Asset Protection

The objective of asset protection is to protect assets from general creditors, other than creditors of the entity holding the asset. Generally, the ownership of an asset is placed into a legal entity, such as a corporation, limited liability company, or trust. The owners of the entity will not be responsible for the liabilities of the entity and vice-versa (except in very limited cases of fraud or concealment). In asset protection transactions, the ownership may also be confidential. Prenuptial agreements are another form of asset protection which must be entered into prior to a new marriage.
Asset Protection Planning
An asset protection attorney can help you legally and ethically shield your assets through many methods, including the following:
- Prenuptial Agreements
- Corporate Formation
- Limited Liability Company Formation
- Professional Limited Liability Company Formation
- Series Limited Liability Company Formation
What is Asset Protection?
Asset protection, also called the debtor-creditor law, is a group of related legal methods and the relevant laws that deal with protection of the assets of people and companies from civil suits.
The ultimate objective of asset protection is to keep assets from creditors legally, without concealing them illegally or evading taxes (in cases of claims from the IRS).
How Does Asset Protection Work?
One thing to keep in mind is that asset protection is not the same as the limitation of liability. Liability limitation stops civil suits from being filed in the first place. Asset protection is to keep judgments from taking assets after these suits have been filed. Even so, be aware that these two areas of legal practice do intersect at times.

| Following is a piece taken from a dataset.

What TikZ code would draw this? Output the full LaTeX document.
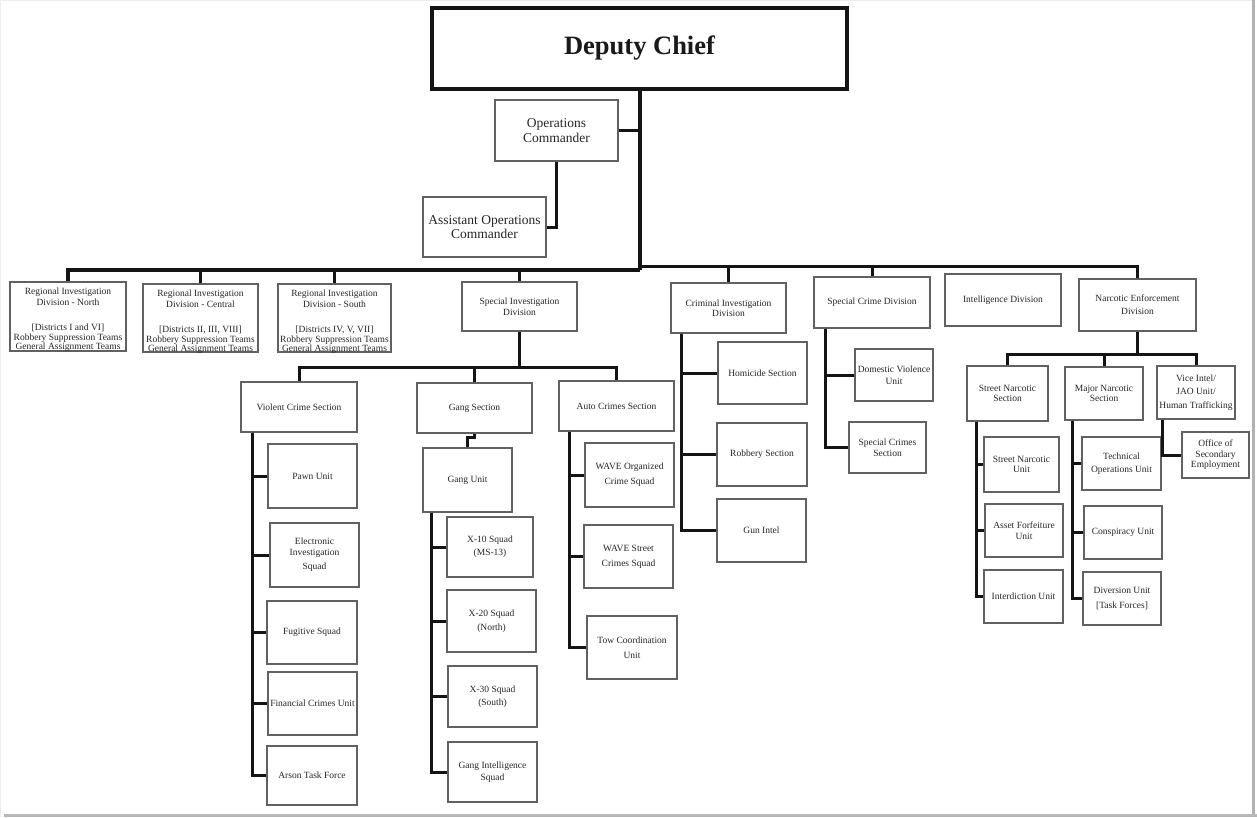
\documentclass[tikz,border=0pt]{standalone}
\usepackage{fontspec}
\setmainfont{Liberation Serif}

\tikzset{
  box/.style={draw=black!62, line width=1.2pt, fill=white, inner sep=0pt,
    align=center, text=black!85, font=\fontsize{9.5}{10.5}\selectfont},
  txt/.style={inner sep=0pt, align=center, text=black!85,
    font=\fontsize{9.5}{10.5}\selectfont},
  chief/.style={box, draw=black!92, line width=3.5pt,
    font=\fontsize{26.5}{30}\selectfont\bfseries, text=black!90},
  cmd/.style={box, font=\fontsize{13.5}{14.5}\selectfont},
  conn/.style={draw=black!92, line width=3pt, line join=miter},
  trunk/.style={conn, line width=4pt},
  frame/.style={line width=3pt}
}

% \orgbox[options]{name}{x1}{y1}{x2}{y2}{text}: a box given by its corners
\newcommand\orgbox[7][]{%
  \node[box,#1,minimum width={(#5-#3)*1pt},minimum height={(#6-#4)*1pt}]
    (#2) at ({(#3+#5)/2},{(#4+#6)/2}) {#7};}

\begin{document}
\begin{tikzpicture}[x=1pt,y=-1pt]
\fill[white] (0,0) rectangle (1257,817);
\useasboundingbox (0,0) rectangle (1257,817);

% page edge and its shadow
\draw[gray!15, line width=1pt] (0.5,817) -- (0.5,0.5) -- (1252,0.5);
\draw[gray!60, frame] (1253.5,0) -- (1253.5,817);
\draw[gray!55, line width=2.5pt] (4,815.5) -- (1257,815.5);

% command staff
\orgbox[chief]{dc}{432}{8}{847}{89}{Deputy Chief}
\orgbox[cmd]{ops}{495}{100}{618}{161}{Operations\\Commander}
\orgbox[cmd]{aoc}{423}{197}{546}{257}{Assistant Operations\\Commander}

% divisions
\orgbox{rn}{10}{282}{126}{351}{}
\orgbox{rc}{143}{284}{258}{352}{}
\orgbox{rs}{278}{284}{391}{352}{}
\node[txt, anchor=north] (rnt) at ([yshift=-6.5pt]rn.north)
  {Regional Investigation\\Division - North\\[15pt]{[}Districts I and VI]\\[-1pt]Robbery Suppression Teams\\[-1.5pt]General Assignment Teams};
\node[txt, anchor=north] (rct) at ([yshift=-6.5pt]rc.north)
  {Regional Investigation\\Division - Central\\[15pt]{[}Districts II, III, VIII]\\[-1pt]Robbery Suppression Teams\\[-1.5pt]General Assignment Teams};
\node[txt, anchor=north] (rst) at ([yshift=-6.5pt]rs.north)
  {Regional Investigation\\Division - South\\[15pt]{[}Districts IV, V, VII]\\[-1pt]Robbery Suppression Teams\\[-1.5pt]General Assignment Teams};
\orgbox{sid}{462}{282}{577}{331}{Special Investigation\\Division}
\orgbox{cid}{671}{283}{786}{333}{Criminal Investigation\\Division}
\orgbox{scd}{814}{277}{930}{328}{Special Crime Division}
\orgbox{intel}{945}{274}{1061}{326}{Intelligence Division}
\orgbox{ned}{1079}{279}{1196}{331}{Narcotic Enforcement\\[2.5pt]Division}

% Special Investigation Division
\orgbox{vcs}{241}{382}{357}{432}{Violent Crime Section}
\orgbox{pawn}{268}{444}{357}{508}{Pawn Unit}
\orgbox{eis}{270}{523}{359}{587}{Electronic\\Investigation\\[4pt]Squad}
\orgbox{fug}{267}{601}{357}{664}{Fugitive Squad}
\orgbox{fin}{268}{672}{357}{735}{Financial Crimes Unit}
\orgbox{arson}{267}{746}{357}{805}{Arson Task Force}
\orgbox{gs}{417}{383}{532}{433}{Gang Section}
\orgbox{gu}{423}{448}{512}{512}{Gang Unit}
\orgbox{x10}{447}{517}{533}{577}{X-10 Squad\\[2.5pt](MS-13)}
\orgbox{x20}{447}{590}{536}{652}{X-20 Squad\\[3pt](North)}
\orgbox{x30}{448}{666}{537}{727}{X-30 Squad\\[2.5pt](South)}
\orgbox{gis}{448}{742}{537}{802}{Gang Intelligence\\[1.5pt]Squad}
\orgbox{acs}{559}{381}{674}{431}{Auto Crimes Section}
\orgbox{wave1}{585}{443}{674}{507}{WAVE Organized\\[4.5pt]Crime Squad}
\orgbox{wave2}{584}{525}{673}{588}{WAVE Street\\[4.5pt]Crimes Squad}
\orgbox{tow}{587}{616}{677}{679}{Tow Coordination\\[4.5pt]Unit}

% Criminal Investigation Division
\orgbox{hom}{718}{342}{807}{404}{Homicide Section}
\orgbox{rob}{717}{423}{807}{486}{Robbery Section}
\orgbox{gun}{717}{499}{806}{562}{Gun Intel}

% Special Crime Division
\orgbox{dvu}{855}{349}{933}{401}{Domestic Violence\\[1.5pt]Unit}
\orgbox{scs}{849}{422}{926}{473}{Special Crimes\\Section}

% Narcotic Enforcement Division
\orgbox{sns}{967}{366}{1048}{421}{Street Narcotic\\Section}
\orgbox{mns}{1065}{367}{1143}{420}{Major Narcotic\\Section}
\orgbox{vice}{1157}{366}{1235}{419}{Vice Intel/\\[3pt]JAO Unit/\\[3pt]Human Trafficking}
\orgbox{ose}{1182}{432}{1249}{478}{Office of\\Secondary\\Employment}
\orgbox{snu}{984}{437}{1059}{492}{Street Narcotic\\Unit}
\orgbox{afu}{985}{504}{1063}{557}{Asset Forfeiture\\Unit}
\orgbox{intd}{984}{570}{1063}{623}{Interdiction Unit}
\orgbox{tou}{1082}{437}{1161}{490}{Technical\\[3pt]Operations Unit}
\orgbox{cu}{1084}{506}{1162}{559}{Conspiracy Unit}
\orgbox{du}{1083}{572}{1161}{625}{Diversion Unit\\[4.5pt]{[}Task Forces]}

% junction points of the buses
\coordinate (hubL) at (639.5,270);
\coordinate (hubR) at (639.5,266);
\coordinate (sidhub) at (519.5,367);
\coordinate (nedhub) at (1137.5,354);

% command chain
\draw[trunk] (dc.south) -- (hubL);
\draw[conn] (ops.east) -- (ops.east -| dc.south);
\draw[conn] (ops.south) |- (aoc.east);

% division bus
\draw[trunk] (hubL) -| (rn.north);
\draw[conn] (hubL) -| (rc.north);
\draw[conn] (hubL) -| (rs.north);
\draw[conn] (hubL) -| (sid.north);
\draw[conn] (hubR) -| (cid.north);
\draw[conn] (hubR) -| (scd.north);
\draw[conn] (hubR) -| (ned.north);

% Special Investigation Division sections
\draw[conn] (sid.south) -- (sidhub);
\draw[conn] (sidhub) -| (vcs.north);
\draw[conn] (sidhub) -| (gs.north);
\draw[conn] (sidhub) -| (acs.north);
\foreach \u in {pawn,eis,fug,fin,arson}
  \draw[conn] ([xshift=12pt]vcs.south west) |- (\u.west);
\draw[conn] (gs.south) -- ++(0,4) -| (gu.north);
\foreach \u in {x10,x20,x30,gis}
  \draw[conn] ([xshift=9pt]gu.south west) |- (\u.west);
\foreach \u in {wave1,wave2,tow}
  \draw[conn] ([xshift=11pt]acs.south west) |- (\u.west);

% Criminal Investigation and Special Crime divisions
\foreach \u in {hom,rob,gun}
  \draw[conn] ([xshift=11pt]cid.south west) |- (\u.west);
\foreach \u in {dvu,scs}
  \draw[conn] ([xshift=12pt]scd.south west) |- (\u.west);

% Narcotic Enforcement Division sections
\draw[conn] (ned.south) -- (nedhub);
\draw[conn] (nedhub) -| (sns.north);
\draw[conn] (nedhub) -| (mns.north);
\draw[conn] (nedhub) -| (vice.north);
\foreach \u in {snu,afu,intd}
  \draw[conn] ([xshift=10pt]sns.south west) |- (\u.west);
\foreach \u in {tou,cu,du}
  \draw[conn] ([xshift=8pt]mns.south west) |- (\u.west);
\draw[conn] ([xshift=6pt]vice.south west) |- (ose.west);
\end{tikzpicture}
\end{document}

Which Assets Can Be Protected?
Unfortunately, relatively few assets are automatically legally shielded from creditors. Examples of assets which may be automatically shielded from creditors are home equity (subject to limits in bankruptcy) under homestead laws, retirement plans, and certain insurance policies. Examples of assets which are not automatically shielded from creditors, which need to be protected by asset protection, include:
- Cash
- Excess Equity in Home
- Investments in Stock
- Investments in Coin
- Investment Properties
- Businesses
- Business assets
- Personal property such as cars, collectibles, furniture
Through the use of special trusts, the legal title to the asset is transferred to the trust, which means that business and individual’s creditors cannot access the assets.
Legal Title and Asset Protection
You might be wondering how it is possible to control assets that you don’t have the legal title to. These legal titles can be assigned to trusts, agents, and nominees.
The trust documents will provide specific instructions for management of the assets in the trust. Often the Trust will hold the business stock or membership interest and appoint the controlling person (Settlor/Trustor) as the manager so that they still make day-to-day operating decisions.
How Are Asset Protection Situations Analyzed?
There are four main factors that attorneys take into consideration when looking at an asset protection situation:
- Whether the debtor is an entity or an individual and, if the debtor is an individual, whether they have a spouse that may also be liable.
- The second factor commonly taken into consideration is the nature of potential liability. This area can be complicated and involves multiple issues, such as the type of business operation and risk of lawsuits, appropriate levels of insurance to cover liability and strong contractual provisions to shift liability or limit liability.
- The third factor is the identity of the creditor. Government agencies, especially the IRS, are treated differently than other creditors.
- The final factor is the nature of the assets themselves and to what extent the assets are exempt from claims of the creditors.